Spending much of her childhood in cooperatives meetings, Guadalupe learned that people could change their lives for the better by working together. While there are serious challenges confronting indigenous communities, it is the practices of consensus and community action that have allowed her people to survive centuries of injustice and marginalization.
Ben Blevins
Ben Blevins was “radicalized” after a mission trip during his freshman year of college to Central America. As one minister said, “he was someone who took the experience more seriously than the church intended”. Ben had enrolled in college as a Theater major but switched to economic development in the Third World (not his choice of language).

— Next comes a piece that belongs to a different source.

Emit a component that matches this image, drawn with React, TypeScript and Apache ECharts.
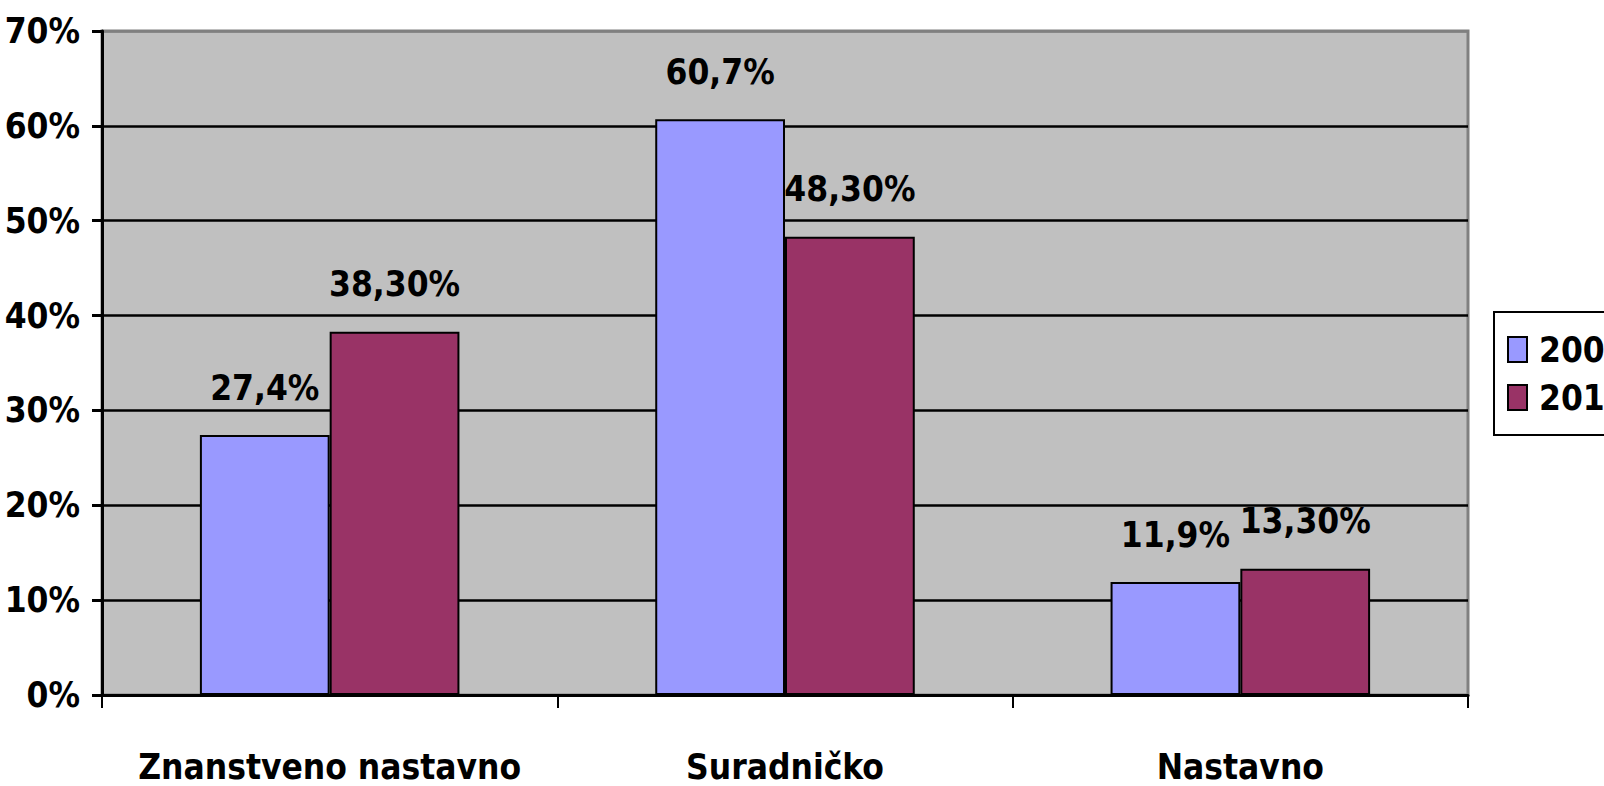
import React, { useEffect, useRef } from "react";
import * as echarts from "echarts";

const categories = ["Znanstveno nastavno", "Suradničko", "Nastavno"];
const series2009 = [27.4, 60.7, 11.9];
const series2012 = [38.3, 48.3, 13.3];
const yTicks = [0, 10, 20, 30, 40, 50, 60, 70];

const FONT = "'DejaVu Sans Condensed', 'Liberation Sans Narrow', sans-serif";
const FS = 35;

export default function App() {
  const ref = useRef<HTMLDivElement>(null);
  useEffect(() => {
    if (!ref.current) return;
    const chart = echarts.init(ref.current, null, { renderer: "svg" });
    const fmt = (d: number) => (v: number) => v.toFixed(d).replace(".", ",") + "%";
    chart.setOption({
      animation: false,
      textStyle: { fontFamily: FONT },
      grid: {
        left: 102,
        right: 136,
        top: 31,
        bottom: 91,
        outerBoundsMode: "none",
        containLabel: false,
        show: true,
        backgroundColor: "#C0C0C0",
        borderColor: "#808080",
        borderWidth: 3,
      },
      legend: {
        left: 1494,
        top: 312,
        orient: "vertical",
        backgroundColor: "#ffffff",
        borderColor: "#000000",
        borderWidth: 2,
        borderRadius: 0,
        padding: [20, 30, 20, 13],
        itemWidth: 19,
        itemHeight: 25,
        itemGap: 13,
        icon: "rect",
        textStyle: {
          fontFamily: FONT,
          fontSize: FS,
          fontWeight: "bold",
          color: "#000",
          padding: [0, 0, 0, 7],
        },
        data: ["2009", "2012"],
      },
      xAxis: {
        type: "category",
        data: categories,
        boundaryGap: true,
        axisLine: { show: true, lineStyle: { color: "#000", width: 3 } },
        axisTick: { show: true, length: 13, interval: 0, lineStyle: { color: "#000", width: 2 } },
        axisLabel: {
          interval: 0,
          margin: 54,
          fontFamily: FONT,
          fontSize: FS,
          fontWeight: "bold",
          color: "#000",
        },
        splitLine: { show: false },
      },
      yAxis: {
        type: "value",
        min: yTicks[0],
        max: yTicks[yTicks.length - 1],
        interval: 10,
        axisLine: { show: true, lineStyle: { color: "#000", width: 3 } },
        axisTick: { show: true, length: 10, lineStyle: { color: "#000", width: 3 } },
        axisLabel: {
          formatter: "{value}%",
          margin: 22,
          fontFamily: FONT,
          fontSize: FS,
          fontWeight: "bold",
          color: "#000",
        },
        splitLine: {
          show: true,
          lineStyle: {
            color: ["#000", "#000", "#000", "#000", "#000", "#000", "#000", "#808080"],
            width: 2.5,
          },
        },
      },
      series: [
        {
          name: "2009",
          type: "bar",
          data: series2009,
          barGap: "0%",
          barCategoryGap: "43%",
          itemStyle: { color: "#9999FF", borderColor: "#000", borderWidth: 2 },
          label: {
            show: true,
            position: "top",
            distance: 30,
            formatter: (p: any) => fmt(1)(p.value),
            fontFamily: FONT,
            fontSize: FS,
            fontWeight: "bold",
            color: "#000",
          },
        },
        {
          name: "2012",
          type: "bar",
          data: series2012,
          barGap: "0%",
          barCategoryGap: "43%",
          itemStyle: { color: "#993366", borderColor: "#000", borderWidth: 2 },
          label: {
            show: true,
            position: "top",
            distance: 30,
            formatter: (p: any) => fmt(2)(p.value),
            fontFamily: FONT,
            fontSize: FS,
            fontWeight: "bold",
            color: "#000",
          },
        },
      ],
    });
    return () => chart.dispose();
  }, []);
  return (
    <div
      ref={ref}
      style={{ position: "absolute", left: 0, top: 0, width: 1604, height: 786, background: "#fff" }}
    />
  );
}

He was most interested in investigating the causes of poverty and the most sustainable strategies for transforming the conditions of poverty. After Graduating from the University of Richmond, he went to Guatemala to work for human rights. During his time in Guatemala in the early 1990’s, he became aware of the cooperatives movement and experienced the positive long-term benefits the movements accomplished. He was “sold” on the potential for small business development as a more appropriate response to the causes of poverty than the dependency laden models of charity and child sponsorship programs.